Here's the Timeline.

(I had not refreshed myself on it before making the above post which comes from memory.)
 
Actually just to be cheeky the stuff with the Norse Gods and their battle with the Frost Giants happens first ;)

Well, of course, but I see that is more "back story" to everything without having much specifically to do with Thor. But cheeky-ness taken. ;)
 
Quick recap of the "timeline" according to above link:

Prologue for "Thor" (ancient history)
Captain America (1930s/1940s)
(Banner Hulk Experiment/TIH "prologue" credit montage.)
Iron Man
Events in Iron Man 2, The Incredible Hulk, and Thor largely overlap. Thor is perhaps the "latest" series but most of these movies seem to happen at the same time in the spring of "2010."

Iron Man 2's events end first, then Thor's then TIH. (Though the final TIH "sting" event happens after Thor's ending and before the "present day" events of CA.)
 
Even though TIM starts before IM2 and ends after it, I still put it after IM2 simply because of Stark's scene at the end, which is of course after he becomes a consultant for SHIELD. And even though Cap is mostly set in the 1940s, I watch it last because the post-credits scene in Thor sets up the tesseract in Cap.

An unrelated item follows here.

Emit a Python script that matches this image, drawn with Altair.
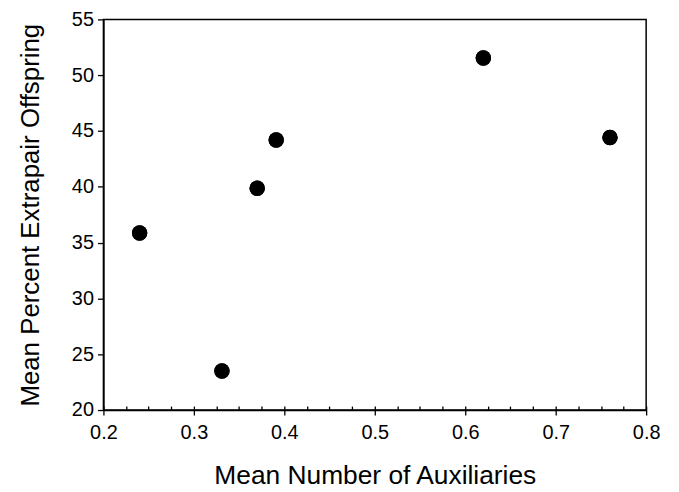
import altair as alt
import pandas as pd

aux = [0.24, 0.331, 0.370, 0.391, 0.620, 0.760]
epo = [35.86, 23.5, 39.87, 44.2, 51.54, 44.42]

x_major = [0.2, 0.3, 0.4, 0.5, 0.6, 0.7, 0.8]
x_minor = [round(0.2 + 0.025 * i, 3) for i in range(25)]
y_major = [20, 25, 30, 35, 40, 45, 50, 55]

df = pd.DataFrame({"aux": aux, "epo": epo})

FONT = "Liberation Sans"

xscale = alt.Scale(domain=[0.2, 0.8], nice=False, zero=False)
yscale = alt.Scale(domain=[20, 55], nice=False, zero=False)

points = alt.Chart(df).mark_circle(size=240, color="black", opacity=1).encode(
    x=alt.X("aux:Q", scale=xscale,
            axis=alt.Axis(values=x_major, format=".1f", title="Mean Number of Auxiliaries",
                          tickSize=5, tickWidth=1.3, tickColor="black",
                          domainColor="black", domainWidth=1.5,
                          labelFontSize=20, labelColor="black", labelFont=FONT,
                          labelFlush=False, labelOverlap=False,
                          labelPadding=8, titleFont=FONT, titleFontSize=26.5,
                          titleFontWeight="normal", titleColor="black", titlePadding=20,
                          grid=False, orient="bottom")),
    y=alt.Y("epo:Q", scale=yscale,
            axis=alt.Axis(values=y_major, format="d", title="Mean Percent Extrapair Offspring",
                          tickSize=6, tickWidth=1.3, tickColor="black",
                          domainColor="black", domainWidth=1.5,
                          labelFontSize=20, labelColor="black", labelFont=FONT,
                          labelFlush=False, labelOverlap=False,
                          labelPadding=4, titleFont=FONT, titleFontSize=26,
                          titleFontWeight="normal", titleColor="black", titlePadding=28,
                          grid=False)),
)

minor = alt.Chart(df).mark_circle(size=240, color="black", opacity=1).encode(
    x=alt.X("aux:Q", scale=xscale,
            axis=alt.Axis(values=x_minor, labels=False, title=None, domain=False,
                          tickSize=4, tickWidth=1.3, tickColor="black", offset=-4,
                          grid=False, orient="bottom")),
    y=alt.Y("epo:Q", scale=yscale),
)

chart = alt.layer(points, minor).resolve_axis(x="independent").properties(
    width=546, height=393,
    background="white",
    autosize=alt.AutoSizeParams(type="none"),
    padding={"left": 96, "top": 10, "right": 25, "bottom": 82},
).configure_view(stroke="black", strokeWidth=1.5)

chart.save("out.html", embed_options={"renderer": "svg", "actions": False})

So when I do my own rewatch, my viewing order will be IM1>IM2>TIH>Thor>Cap.
 
I'm not doing an re-watch of the movies "in order" just as the mood strikes. Thor and Cap have been probably the movies I've seen most recently so they're the ones I'll probably watch last.
 
That's probably for the best. There's only so much you can do with the Hulk on his own in a cinematic format -- he works best in a supporting / occasionally antagonistic role.

Yeah, unfortunately I think the two movies proved that Banner just isn't really interesting enough for his own movie. You either have way too much tiresome angst as he searches for a cure and pines after Betty, or you're watching a green monster growl a lot while destroying stuff.

There's just not a whole lot to work with.

I think that depends on how creative the writers, directors and producers of the movies are, the Hulk has always been one of the most active and intersting characters kin MArvel history to my mind.